Rajnath Singh Addresses BRO Tech Symposium in New Delhi
Synopsis
Key Takeaways
Union Defence Minister Rajnath Singh addressed the BRO Tech Symposium in New Delhi on Thursday, 16 July 2026, engaging with engineers and stakeholders of the Border Roads Organisation (BRO) on the role of emerging technology in strategic border infrastructure.
Context
The BRO Tech Symposium is a dedicated conference that brings together defence engineers, technology partners, and policymakers to explore cutting-edge solutions for constructing and maintaining roads, bridges, and tunnels in some of India's most challenging terrain. The event underscores the government's push to align civil engineering capabilities with modern defence imperatives along India's sensitive border regions.
Singh's presence at the symposium signals the political weight the Ministry of Defence attaches to BRO's evolving mandate — moving beyond conventional construction toward technology-driven project delivery.
Policy Backdrop
The Border Roads Organisation, established in 1960, was created specifically to build strategic connectivity in remote frontier areas where commercial contractors and civilian agencies could not operate effectively. For decades it remained a largely engineering-focused body, but its profile has risen sharply in recent years.
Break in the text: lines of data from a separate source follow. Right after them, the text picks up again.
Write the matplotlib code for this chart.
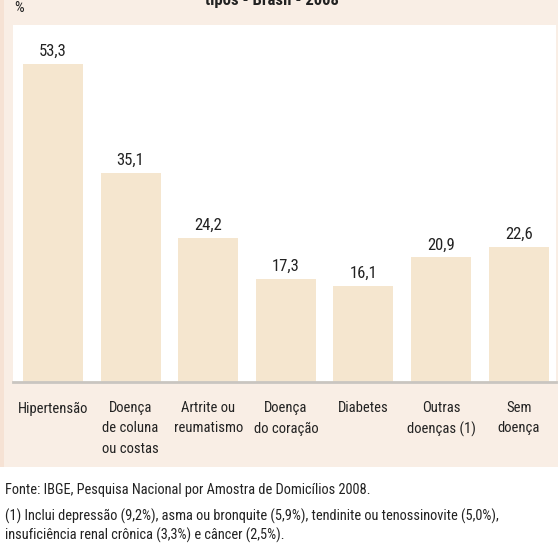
import matplotlib
matplotlib.use("Agg")
import matplotlib.pyplot as plt
from matplotlib.patches import Rectangle

categorias = ["Hipertensão", "Doença\nde coluna\nou costas", "Artrite ou\nreumatismo",
              "Doença\ndo coração", "Diabetes", "Outras\ndoenças (1)", "Sem\ndoença"]
valores = [53.3, 35.1, 24.2, 17.3, 16.1, 20.9, 22.6]
rotulos = ["53,3", "35,1", "24,2", "17,3", "16,1", "20,9", "22,6"]

titulo = "tipos - Brasil - 2008"
fonte = "Fonte: IBGE, Pesquisa Nacional por Amostra de Domicílios 2008."
nota = ("(1) Inclui depressão (9,2%), asma ou bronquite (5,9%), tendinite ou tenossinovite (5,0%),\n"
        "insuficiência renal crônica (3,3%) e câncer (2,5%).")

fam = ["Roboto Condensed", "Archivo Narrow", "Sofia Sans Condensed", "DejaVu Sans"]
plt.rcParams["font.family"] = fam

W, H = 558, 545
fig = plt.figure(figsize=(W / 100, H / 100), dpi=100)
fig.patch.set_facecolor("white")

# painel de fundo
fig.patches.append(Rectangle((0, 1 - 467 / H), 4 / W, 467 / H, transform=fig.transFigure,
                             facecolor="#f6e2d4", edgecolor="none", zorder=-2))
fig.patches.append(Rectangle((4 / W, 1 - 467 / H), 1, 467 / H, transform=fig.transFigure,
                             facecolor="#f9eee5", edgecolor="none", zorder=-2))

ax = fig.add_axes([13 / W, 1 - 382 / H, (556 - 13) / W, (382 - 25) / H])
ax.set_zorder(1)
ax.set_facecolor("white")
x = list(range(len(valores)))
ax.bar(x, valores, width=0.773, color="#f5e6cf", zorder=2)
for xi, v, r in zip(x, valores, rotulos):
    ax.text(xi, v + 1.35, r, ha="center", va="baseline", fontsize=12, color="#222222")

ax.set_xlim(-0.515, 6.48)
ax.set_ylim(0, 59.9)
for s in ["top", "right", "left"]:
    ax.spines[s].set_visible(False)
ax.spines["bottom"].set_color("#c9c5c0")
ax.spines["bottom"].set_linewidth(2)
ax.set_yticks([])
ax.set_xticks(x)
ax.set_xticklabels(categorias, fontsize=10.5, color="#222222", linespacing=1.55,
                   va="top")
ax.tick_params(axis="x", length=0, pad=14)

fig.text(272 / W, 1 - 5 / H, titulo, ha="center", va="baseline", fontsize=12,
         fontweight="bold", color="#222222")
fig.text(14 / W, 1 - 8 / H, "%", ha="left", va="center", fontsize=11, color="#222222")

fig.text(5 / W, 1 - 494 / H, fonte, ha="left", va="baseline", fontsize=10.4, color="#222222")
for i, linha in enumerate(nota.split("\n")):
    fig.text(5 / W, 1 - (521 + 19 * i) / H, linha, ha="left", va="baseline",
             fontsize=10.4, color="#222222")

fig.savefig("out.png", dpi=100, facecolor=fig.get_facecolor())
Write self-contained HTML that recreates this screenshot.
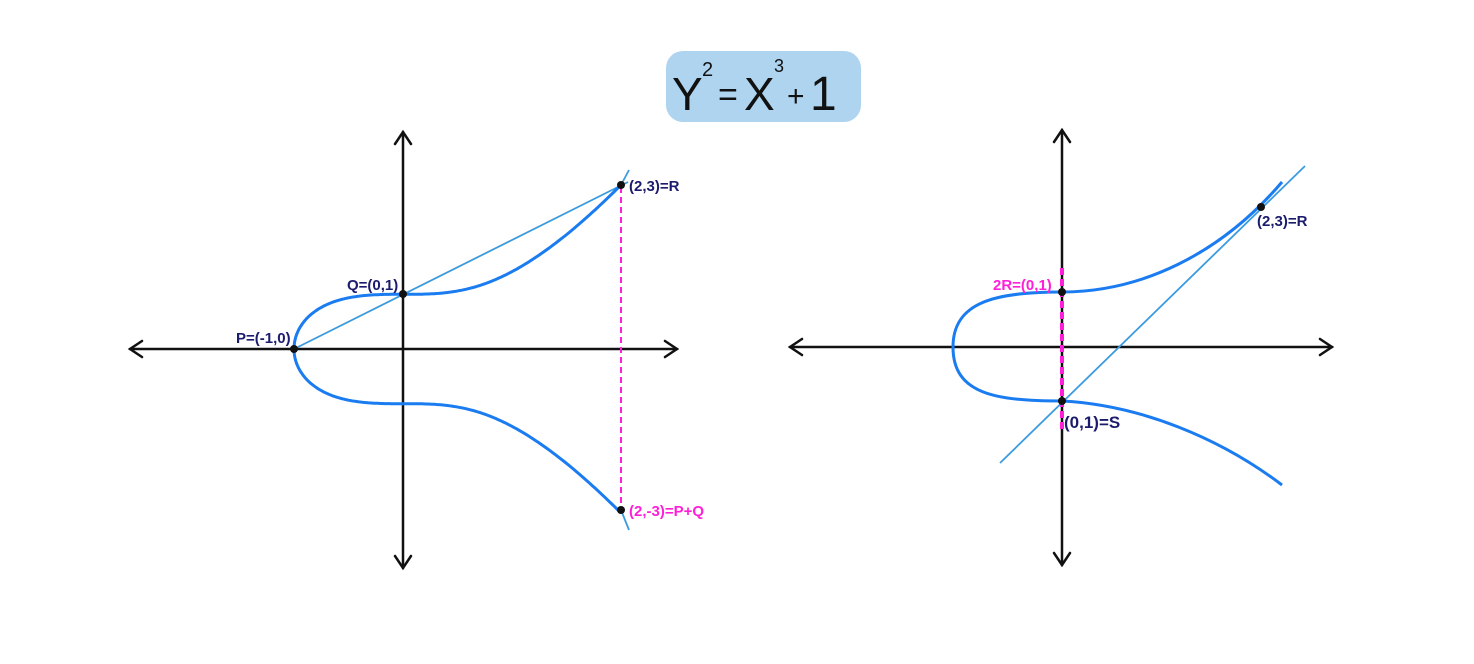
<!DOCTYPE html>
<html><head><meta charset="utf-8"><style>
body{margin:0;background:#fff;}
svg{display:block}
text{font-family:"Liberation Sans",sans-serif;}
</style></head><body>
<svg id="s" width="1474" height="664" xmlns="http://www.w3.org/2000/svg">
<rect x="666" y="51" width="195" height="71" rx="17" fill="#aed4f0"/>
<text x="672" y="110" font-size="46" fill="#111">Y</text>
<text x="702" y="76" font-size="20" fill="#111">2</text>
<text x="718" y="106" font-size="34" fill="#111">=</text>
<text x="744" y="110" font-size="46" fill="#111">X</text>
<text x="774" y="72" font-size="18" fill="#111">3</text>
<text x="787" y="106" font-size="30" fill="#111">+</text>
<text x="810" y="110" font-size="48" fill="#111">1</text>
<g stroke="#111" stroke-width="2.5" fill="none" stroke-linecap="round">
<line x1="130" y1="349" x2="677" y2="349"/><polyline points="142,341 130,349 142,357"/><polyline points="665,341 677,349 665,357"/>
<line x1="403" y1="132" x2="403" y2="568"/><polyline points="395,144 403,132 411,144"/><polyline points="395,556 403,568 411,556"/>
<line x1="790" y1="347" x2="1332" y2="347"/><polyline points="802,339 790,347 802,355"/><polyline points="1320,339 1332,347 1320,355"/>
<line x1="1062" y1="130" x2="1062" y2="565"/><polyline points="1054,142 1062,130 1070,142"/><polyline points="1054,553 1062,565 1070,553"/>
</g>
<line x1="621" y1="187" x2="621" y2="508" stroke="#ff1fd8" stroke-width="2" stroke-dasharray="6,4"/>
<line x1="1062" y1="268" x2="1062" y2="432" stroke="#ff1fd8" stroke-width="4" stroke-dasharray="7,4"/>
<line x1="294" y1="349" x2="628" y2="182" stroke="#3b9be0" stroke-width="1.8"/>
<line x1="1000" y1="463" x2="1305" y2="166" stroke="#3b9be0" stroke-width="1.8"/>
<line x1="621" y1="185" x2="629" y2="170" stroke="#3b9be0" stroke-width="1.8"/>
<line x1="621" y1="510" x2="629" y2="530" stroke="#3b9be0" stroke-width="1.8"/>
<path id="L" fill="none" stroke="#1a7cf0" stroke-width="3"/>
<path d="M953,347 C953,302 995,292 1062,292 C1140,292 1220,255 1282,182" fill="none" stroke="#1a7cf0" stroke-width="3"/>
<path d="M953,347 C953,394 995,401 1062,401 C1140,405 1220,438 1282,485" fill="none" stroke="#1a7cf0" stroke-width="3"/>
<g fill="#111"><circle cx="294" cy="349" r="4"/><circle cx="403" cy="294" r="4"/><circle cx="621" cy="185" r="4"/><circle cx="621" cy="510" r="4"/>
<circle cx="1062" cy="292" r="4"/><circle cx="1062" cy="401" r="4"/><circle cx="1261" cy="207" r="4"/></g>
<g font-size="15" fill="#1c1c6e" font-weight="bold">
<text x="236" y="343">P=(-1,0)</text><text x="347" y="290">Q=(0,1)</text><text x="629" y="191">(2,3)=R</text>
<text x="1257" y="226">(2,3)=R</text><text x="1064" y="428" font-size="17">(0,1)=S</text></g>
<g font-size="15" fill="#ff1fd8" font-weight="bold">
<text x="629" y="516">(2,-3)=P+Q</text><text x="993" y="290">2R=(0,1)</text></g>
</svg>
<script>
function curve(ox,oy,ux,uy,xmax){var t=[],b=[];for(var i=0;i<=200;i++){var x=-1+(xmax+1)*Math.pow(i/200,2);var y=Math.sqrt(Math.max(0,x*x*x+1));t.push((ox+ux*x).toFixed(1)+","+(oy-uy*y).toFixed(1));b.push((ox+ux*x).toFixed(1)+","+(oy+uy*y).toFixed(1));}
return "M"+t.reverse().join(" L")+" L"+b.slice(1).join(" L");}
document.getElementById("L").setAttribute("d",curve(403,349,109,54.7,2.0));
</script>
</body></html>
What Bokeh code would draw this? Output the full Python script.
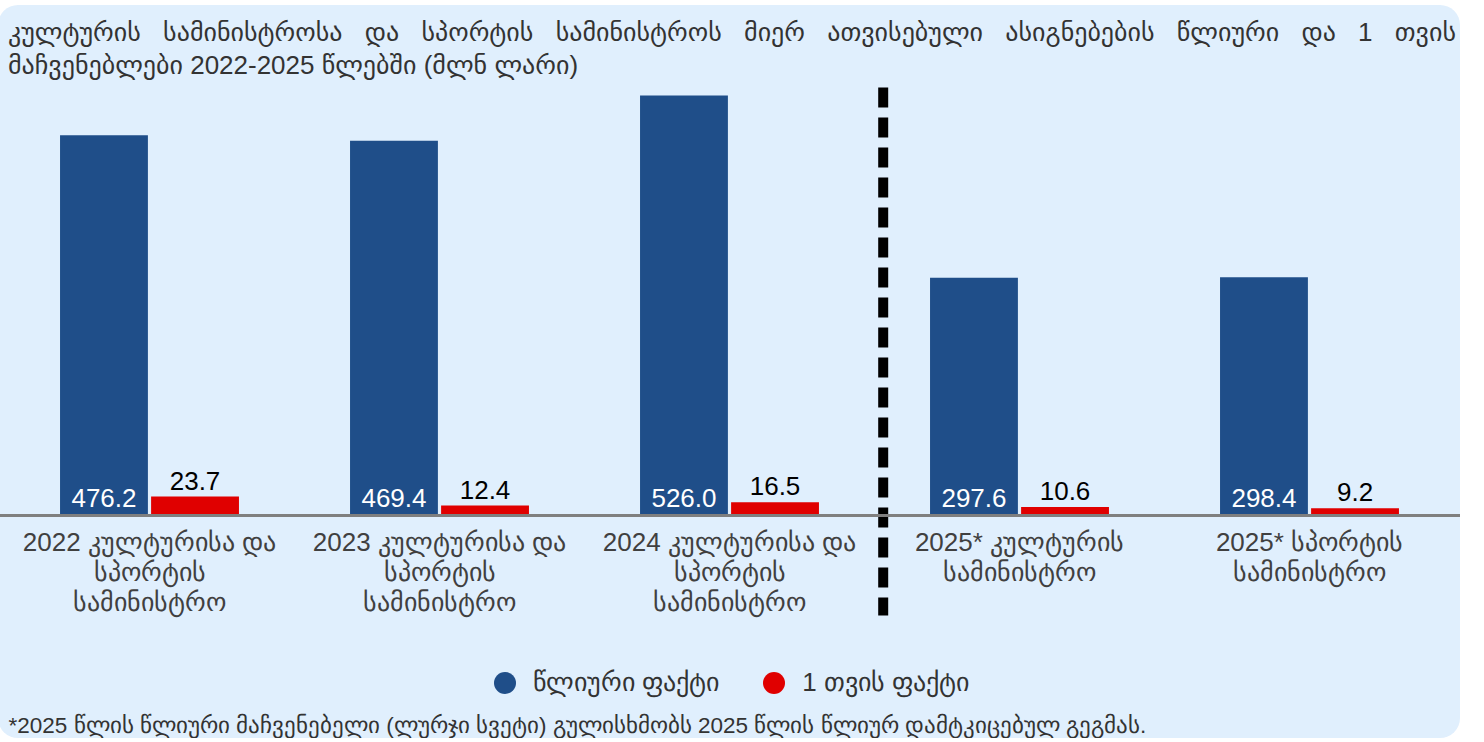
from bokeh.plotting import figure
from bokeh.models import (ColumnDataSource, FactorRange, Range1d, LabelSet, Legend,
                          LegendItem, Label, Span, Div)
from bokeh.layouts import column
from bokeh.transform import dodge
from bokeh.core.properties import value
from bokeh.embed import file_html
from bokeh.resources import INLINE

# ---------------- data ----------------
categories = [
    "2022 კულტურისა და\nსპორტის\nსამინისტრო",
    "2023 კულტურისა და\nსპორტის\nსამინისტრო",
    "2024 კულტურისა და\nსპორტის\nსამინისტრო",
    "2025* კულტურის\nსამინისტრო",
    "2025* სპორტის\nსამინისტრო",
]
annual = [476.2, 469.4, 526.0, 297.6, 298.4]
month1 = [23.7, 12.4, 16.5, 10.6, 9.2]
series_names = ["წლიური ფაქტი", "1 თვის ფაქტი"]
title_line1 = "კულტურის სამინისტროსა და სპორტის სამინისტროს მიერ ათვისებული ასიგნებების წლიური და 1 თვის"
title_line2 = "მაჩვენებლები 2022-2025 წლებში (მლნ ლარი)"
footnote = "*2025 წლის წლიური მაჩვენებელი (ლურჯი სვეტი) გულისხმობს 2025 წლის წლიურ დამტკიცებულ გეგმას."

# ---------------- styles / layout constants ----------------
BG = "#E0EFFD"
BLUE = "#1F4E89"
RED = "#E00000"
FONT = "Liberation Sans"
W = 1462            # container width (px)
TITLE_H = 75        # title block height (px)
FIG_H = 658         # chart height (px)
AXIS_PX = 435       # baseline distance from chart top (px)
PX_PER_UNIT = 0.7985
Y_END = AXIS_PX / PX_PER_UNIT
Y_START = -(FIG_H - AXIS_PX) / PX_PER_UNIT


def px_from_axis(px):
    return px / PX_PER_UNIT


lines = [c.split("\n") for c in categories]
src = ColumnDataSource(dict(
    cat=categories,
    annual=annual,
    month=month1,
    zero=[0] * len(categories),
    annual_lbl=["{:.1f}".format(v) for v in annual],
    month_lbl=["{:.1f}".format(v) for v in month1],
    l1=[l[0] if len(l) > 0 else "" for l in lines],
    l2=[l[1] if len(l) > 1 else "" for l in lines],
    l3=[l[2] if len(l) > 2 else "" for l in lines],
))

xr = FactorRange(*categories, range_padding=0.0207, range_padding_units="absolute")
p = figure(x_range=xr, y_range=Range1d(Y_START, Y_END),
           width=W, height=FIG_H,
           min_border_left=0, min_border_right=0, min_border_top=0, min_border_bottom=0,
           x_axis_location=None, y_axis_location=None,
           toolbar_location=None, output_backend="svg",
           background_fill_alpha=0, border_fill_alpha=0, outline_line_color=None)
p.xgrid.visible = False
p.ygrid.visible = False

off = 0.157
bw = 0.303
p.vbar(x=dodge("cat", -off, range=p.x_range), top="annual", width=bw, source=src,
       fill_color=BLUE, line_color=None)
p.vbar(x=dodge("cat", off, range=p.x_range), top="month", width=bw, source=src,
       fill_color=RED, line_color=None)

# baseline (category axis line)
p.add_layout(Span(location=0, dimension="width", line_color="#7F7F7F", line_width=3))

# value labels
p.add_layout(LabelSet(x=dodge("cat", -off, range=p.x_range), y="zero", text="annual_lbl",
                      source=src, text_align="center", text_baseline="alphabetic",
                      y_offset=9, text_color="white", text_font_size="26px",
                      text_font=value(FONT)))
p.add_layout(LabelSet(x=dodge("cat", off, range=p.x_range), y="month", text="month_lbl",
                      source=src, text_align="center", text_baseline="alphabetic",
                      y_offset=7, text_color="black", text_font_size="26px",
                      text_font=value(FONT)))

# category labels (one centred line each)
for i, col in enumerate(["l1", "l2", "l3"]):
    p.add_layout(LabelSet(x="cat", y="zero", text=col, source=src,
                          text_align="center", text_baseline="middle", y_offset=-26 - 30 * i,
                          text_color="#404040", text_font_size="26px",
                          text_font=value(FONT)))

# divider between actuals and plan
p.segment(x0=[3.03], y0=[px_from_axis(428)], x1=[3.03], y1=[px_from_axis(-100)],
          line_width=10, line_dash="20 10", line_color="black", line_cap="butt")

# legend (circle markers with no visible points on the plot)
nan = float("nan")
lb = p.scatter(x=[nan], y=[nan], marker="circle", fill_color=BLUE, line_color=None)
lr = p.scatter(x=[nan], y=[nan], marker="circle", fill_color=RED, line_color=None)
legend = Legend(items=[LegendItem(label=series_names[0], renderers=[lb]),
                       LegendItem(label=series_names[1], renderers=[lr])],
                orientation="horizontal", location=(479, 28),
                glyph_width=55, glyph_height=55, label_standoff=1, spacing=27,
                label_text_font_size="26px", label_text_font=FONT, label_text_color="#333333",
                background_fill_alpha=0, border_line_color=None, margin=0, padding=0)
p.add_layout(legend)

# footnote
p.add_layout(Label(x=0, y=px_from_axis(-210), x_offset=4, text=footnote,
                   text_baseline="middle", text_align="left", text_font_size="22.5px",
                   text_color="#333333", text_font=FONT))

title_html = (
    f'<div style="font-family:\'{FONT}\',\'DejaVu Sans\',sans-serif;font-size:26px;color:#333;'
    f'line-height:33px;padding:11px 4px 0 10px;width:{W}px;height:{TITLE_H}px;'
    f'box-sizing:border-box">'
    f'<div style="text-align:justify;text-align-last:justify;white-space:nowrap">{title_line1}</div>'
    f'<div style="white-space:nowrap">{title_line2}</div></div>'
)
title_div = Div(text=title_html, width=W, height=TITLE_H, margin=0)

layout = column(title_div, p, spacing=0,
                styles={"position": "absolute", "left": "-2px", "top": "5px",
                        "background-color": BG, "border-radius": "20px"})

open("out.html", "w").write(file_html(layout, INLINE))
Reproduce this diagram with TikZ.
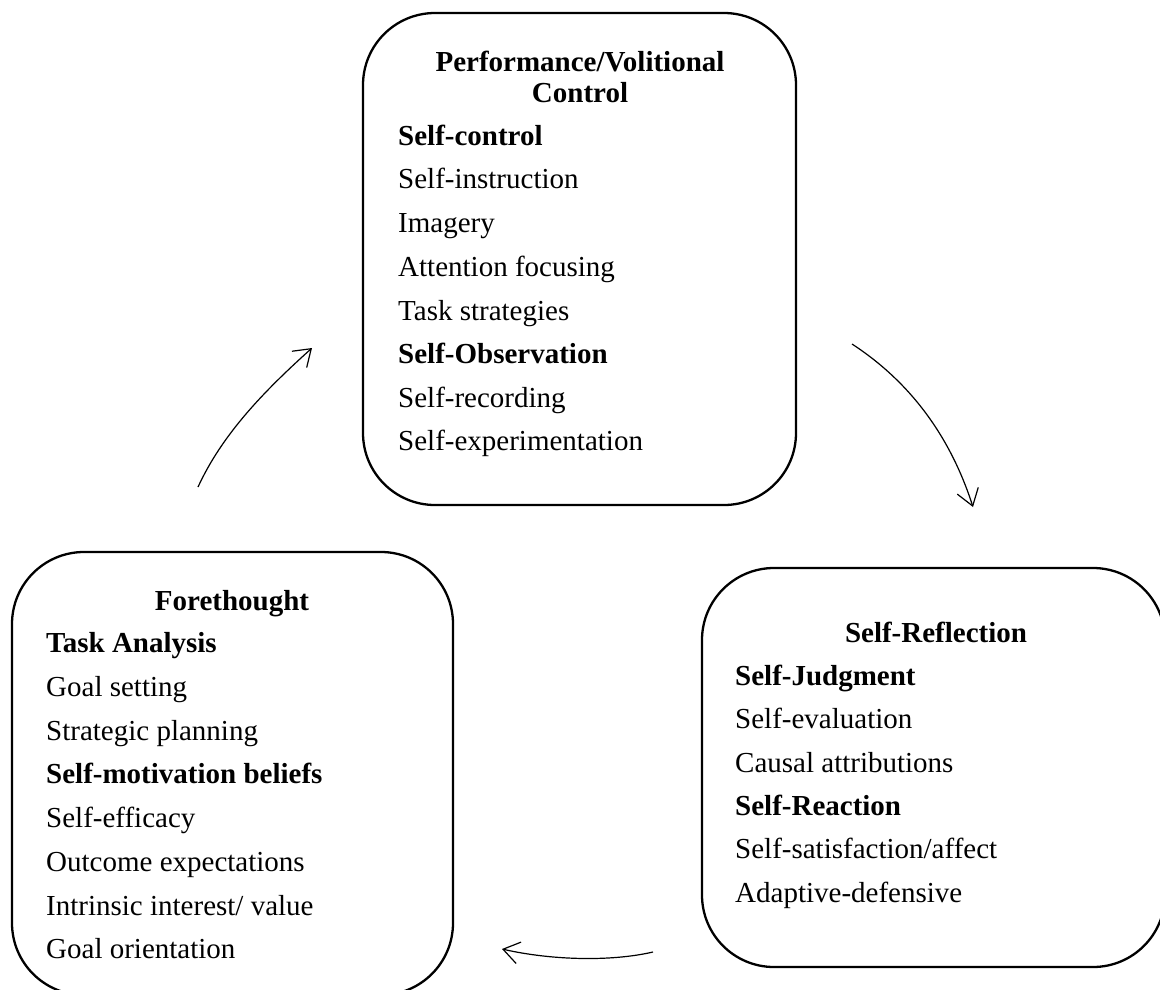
\documentclass[tikz,border=0pt]{standalone}
\usepackage{fontspec}
\setmainfont{Liberation Serif}
\usetikzlibrary{arrows.meta}
\begin{document}
\begin{tikzpicture}[x=1pt,y=-1pt,
  box/.style={draw, line width=2.3pt, rounded corners=72pt, rectangle, inner sep=0pt},
  item/.style={anchor=base west, inner sep=0pt, font=\fontsize{29}{31}\selectfont},
  head/.style={anchor=base, inner sep=0pt, align=center, font=\fontsize{29}{31}\selectfont\bfseries},
  arr/.style={line width=1.2pt, -{Straight Barb[length=16pt,width=22pt,line width=1.2pt]}}]
\clip (0,0) rectangle (1160,989);
\useasboundingbox (0,0) rectangle (1160,989);
% boxes
\node[box, minimum width=433pt, minimum height=492pt] (perf) at (579.5,259) {};
\node[box, minimum width=441pt, minimum height=443pt] (fore) at (232.5,773.5) {};
\node[box, minimum width=463pt, minimum height=399pt] (refl) at (933.5,767.5) {};
% top box text
\node[head] (ph1) at (580,71) {Performance/Volitional};
\node[head] (ph2) at (580,102) {Control};
\node[item, font=\fontsize{29}{31}\selectfont\bfseries] (p1) at (398,145) {Self-control};
\node[item] (p2) at (398,188) {Self-instruction};
\node[item] (p3) at (398,232) {Imagery};
\node[item] (p4) at (398,276) {Attention focusing};
\node[item] (p5) at (398,320) {Task strategies};
\node[item, font=\fontsize{29}{31}\selectfont\bfseries] (p6) at (398,363) {Self-Observation};
\node[item] (p7) at (398,407) {Self-recording};
\node[item] (p8) at (398,450) {Self-experimentation};
% left box text
\node[head] (fh) at (232,610) {Forethought};
\node[item, font=\fontsize{29}{31}\selectfont\bfseries] (f1) at (46,652) {Task Analysis};
\node[item] (f2) at (46,696) {Goal setting};
\node[item] (f3) at (46,740) {Strategic planning};
\node[item, font=\fontsize{29}{31}\selectfont\bfseries] (f4) at (46,783) {Self-motivation beliefs};
\node[item] (f5) at (46,827) {Self-efficacy};
\node[item] (f6) at (46,871) {Outcome expectations};
\node[item] (f7) at (46,915) {Intrinsic interest/ value};
\node[item] (f8) at (46,958) {Goal orientation};
% right box text
\node[head] (rh) at (936,642) {Self-Reflection};
\node[item, font=\fontsize{29}{31}\selectfont\bfseries] (r1) at (735,685) {Self-Judgment};
\node[item] (r2) at (735,728) {Self-evaluation};
\node[item] (r3) at (735,772) {Causal attributions};
\node[item, font=\fontsize{29}{31}\selectfont\bfseries] (r4) at (735,815) {Self-Reaction};
\node[item] (r5) at (735,858) {Self-satisfaction/affect};
\node[item] (r6) at (735,902) {Adaptive-defensive};
% arrows
\coordinate (a1s) at (198,487);
\coordinate (a1e) at (312,348);
\coordinate (a2s) at (852,344);
\coordinate (a2e) at (973,507);
\coordinate (a3s) at (653,952);
\coordinate (a3e) at (502,949);
\draw[arr] (a1s) .. controls (222,435) and (262,393) .. (a1e);
\draw[arr] (a2s) .. controls (895,372) and (945,420) .. (a2e);
\draw[arr] (a3s) .. controls (610,962) and (550,960) .. (a3e);
\end{tikzpicture}
\end{document}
Following the 2020 Galwan Valley clash with China, the government significantly accelerated BRO's project pipeline along the Line of Actual Control (LAC), backed by substantially higher budgetary allocations. The thrust has been on all-weather roads, high-altitude tunnels, and bridges capable of supporting heavy military equipment — assets that compress response times for the armed forces in a crisis.
Successive administrations have recognised that technological upgrades — from drone-assisted surveying to advanced tunnelling equipment — are essential to overcoming the terrain and weather constraints that have historically slowed border construction. The current government's defence modernisation drive has sought to integrate these emerging technologies systematically within BRO's operational framework.
Stakeholders and Impact
BRO engineers and defence contractors are the immediate audience for policy signals emerging from a forum such as this. Announcements or directions from a minister of Singh's seniority at a technical symposium often translate into procurement priorities, pilot project clearances, or revised timelines for ongoing schemes.
For communities in border districts — particularly in Ladakh, Arunachal Pradesh, Sikkim, Himachal Pradesh, and Uttarakhand — improved BRO infrastructure means not only enhanced national security but also better civilian connectivity, access to markets, and disaster-response capacity. The dual-use nature of border roads makes BRO projects politically and strategically significant well beyond their military utility.
India-China boundary tensions have shown no sign of full resolution despite corps-commander-level disengagement talks, keeping the pressure on the government to sustain the pace of infrastructure build-up along the LAC.
What's Next
Observers will watch for follow-on procurement decisions or pilot project announcements that typically emerge in the weeks after a high-profile symposium. Parliamentary standing committee reports on border infrastructure and the next defence budget cycle are the natural venues where the priorities discussed at events like this are formally institutionalised.
With Rajnath Singh personally presiding over the symposium, any directional guidance he offered to BRO leadership is likely to carry immediate operational weight, reinforcing the government's stated commitment to technology-led border connectivity as a pillar of national security strategy.